## WORK TO DO
Copy each line of the data below exactly, leaving out pictures.

## SOURCE DATA
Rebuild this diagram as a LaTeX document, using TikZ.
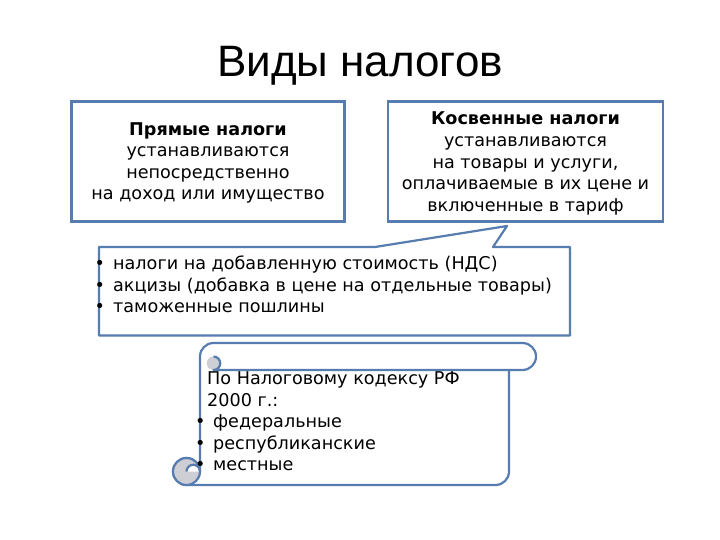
\documentclass[tikz,border=0pt]{standalone}
\usepackage{fontspec}
\setmainfont{DejaVu Sans}
\newfontfamily\titlefont{Liberation Sans}
\definecolor{edge}{RGB}{86,124,176}
\definecolor{curl}{RGB}{205,207,212}
\begin{document}
\begin{tikzpicture}[x=1pt,y=-1pt,
  box/.style={draw=edge, line width=2.2pt, fill=white, inner sep=0pt},
  txt/.style={font=\fontsize{17.6}{21.6}\selectfont, inner sep=0pt, align=center},
  ltxt/.style={font=\fontsize{17.6}{21.6}\selectfont, inner sep=0pt, align=left},
  outl/.style={draw=edge, line width=2.2pt, line join=round}]
\useasboundingbox (0,0) rectangle (720,540);
\fill[white] (0,0) rectangle (720,540);

% title
\node[inner sep=0pt, font=\titlefont\fontsize{44}{50}\selectfont] (title) at (360,66) {Виды налогов};

% direct taxes
\node[box, minimum width=273pt, minimum height=120pt] (direct) at (208,161.5) {};
\node[txt] (directtxt) at (208,163) {\textbf{Прямые налоги}\\устанавливаются\\непосредственно\\на доход или имущество};

% indirect taxes
\node[box, minimum width=275pt, minimum height=120pt] (indirect) at (525.5,161.5) {};
\node[txt] (indirecttxt) at (525.5,163.5) {\textbf{Косвенные налоги}\\устанавливаются\\на товары и услуги,\\оплачиваемые в их цене и\\включенные в тариф};

% callout
\draw[outl, fill=white] (99,247) -- (375,247) -- (507,226) -- (493,247) -- (570,247) -- (570,335.5) -- (99,335.5) -- cycle;
\node[ltxt, anchor=west] (calltxt) at (94.5,284.5) {\makebox[18.5pt][l]{•}налоги на добавленную стоимость (НДС)\\\makebox[18.5pt][l]{•}акцизы (добавка в цене на отдельные товары)\\\makebox[18.5pt][l]{•}таможенные пошлины};

% scroll
\draw[outl, fill=white] (200,471.5) -- (200,356.5) arc[start angle=180, end angle=270, radius=13.5]
  -- (522.5,343) arc[start angle=270, end angle=450, radius=13.5]
  -- (509,370) -- (509,471.5) arc[start angle=0, end angle=90, radius=13.5]
  -- (186.5,485) arc[start angle=90, end angle=360, radius=13.5] -- cycle;
\fill[curl] (186.5,471.5) circle[radius=13.5];
\fill[white] (200,471.5) arc[start angle=0, end angle=-180, radius=6.75] -- cycle;
\draw[outl] (186.5,471.5) circle[radius=13.5];
\draw[outl] (200,471.5) arc[start angle=0, end angle=-180, radius=6.75];
\fill[curl] (213.5,363.25) circle[radius=6.75];
\draw[outl] (213.5,356.5) arc[start angle=270, end angle=450, radius=6.75] -- (509,370);

\node[ltxt, anchor=west] (scrolltxt) at (195,421.5) {\hspace*{12pt}По Налоговому кодексу РФ\\\hspace*{12pt}2000 г.:\\\makebox[18pt][l]{•}федеральные\\\makebox[18pt][l]{•}республиканские\\\makebox[18pt][l]{•}местные};
\end{tikzpicture}
\end{document}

## SOLUTION FOR THIS PROBLEM
Rebuild this diagram as a LaTeX document, using TikZ.
\documentclass[tikz,border=0pt]{standalone}
\usepackage{fontspec}
\setmainfont{DejaVu Sans}
\newfontfamily\titlefont{Liberation Sans}
\definecolor{edge}{RGB}{86,124,176}
\definecolor{curl}{RGB}{205,207,212}
\begin{document}
\begin{tikzpicture}[x=1pt,y=-1pt,
  box/.style={draw=edge, line width=2.2pt, fill=white, inner sep=0pt},
  txt/.style={font=\fontsize{17.6}{21.6}\selectfont, inner sep=0pt, align=center},
  ltxt/.style={font=\fontsize{17.6}{21.6}\selectfont, inner sep=0pt, align=left},
  outl/.style={draw=edge, line width=2.2pt, line join=round}]
\useasboundingbox (0,0) rectangle (720,540);
\fill[white] (0,0) rectangle (720,540);

% title
\node[inner sep=0pt, font=\titlefont\fontsize{44}{50}\selectfont] (title) at (360,66) {Виды налогов};

% direct taxes
\node[box, minimum width=273pt, minimum height=120pt] (direct) at (208,161.5) {};
\node[txt] (directtxt) at (208,163) {\textbf{Прямые налоги}\\устанавливаются\\непосредственно\\на доход или имущество};

% indirect taxes
\node[box, minimum width=275pt, minimum height=120pt] (indirect) at (525.5,161.5) {};
\node[txt] (indirecttxt) at (525.5,163.5) {\textbf{Косвенные налоги}\\устанавливаются\\на товары и услуги,\\оплачиваемые в их цене и\\включенные в тариф};

% callout
\draw[outl, fill=white] (99,247) -- (375,247) -- (507,226) -- (493,247) -- (570,247) -- (570,335.5) -- (99,335.5) -- cycle;
\node[ltxt, anchor=west] (calltxt) at (94.5,284.5) {\makebox[18.5pt][l]{•}налоги на добавленную стоимость (НДС)\\\makebox[18.5pt][l]{•}акцизы (добавка в цене на отдельные товары)\\\makebox[18.5pt][l]{•}таможенные пошлины};

% scroll
\draw[outl, fill=white] (200,471.5) -- (200,356.5) arc[start angle=180, end angle=270, radius=13.5]
  -- (522.5,343) arc[start angle=270, end angle=450, radius=13.5]
  -- (509,370) -- (509,471.5) arc[start angle=0, end angle=90, radius=13.5]
  -- (186.5,485) arc[start angle=90, end angle=360, radius=13.5] -- cycle;
\fill[curl] (186.5,471.5) circle[radius=13.5];
\fill[white] (200,471.5) arc[start angle=0, end angle=-180, radius=6.75] -- cycle;
\draw[outl] (186.5,471.5) circle[radius=13.5];
\draw[outl] (200,471.5) arc[start angle=0, end angle=-180, radius=6.75];
\fill[curl] (213.5,363.25) circle[radius=6.75];
\draw[outl] (213.5,356.5) arc[start angle=270, end angle=450, radius=6.75] -- (509,370);

\node[ltxt, anchor=west] (scrolltxt) at (195,421.5) {\hspace*{12pt}По Налоговому кодексу РФ\\\hspace*{12pt}2000 г.:\\\makebox[18pt][l]{•}федеральные\\\makebox[18pt][l]{•}республиканские\\\makebox[18pt][l]{•}местные};
\end{tikzpicture}
\end{document}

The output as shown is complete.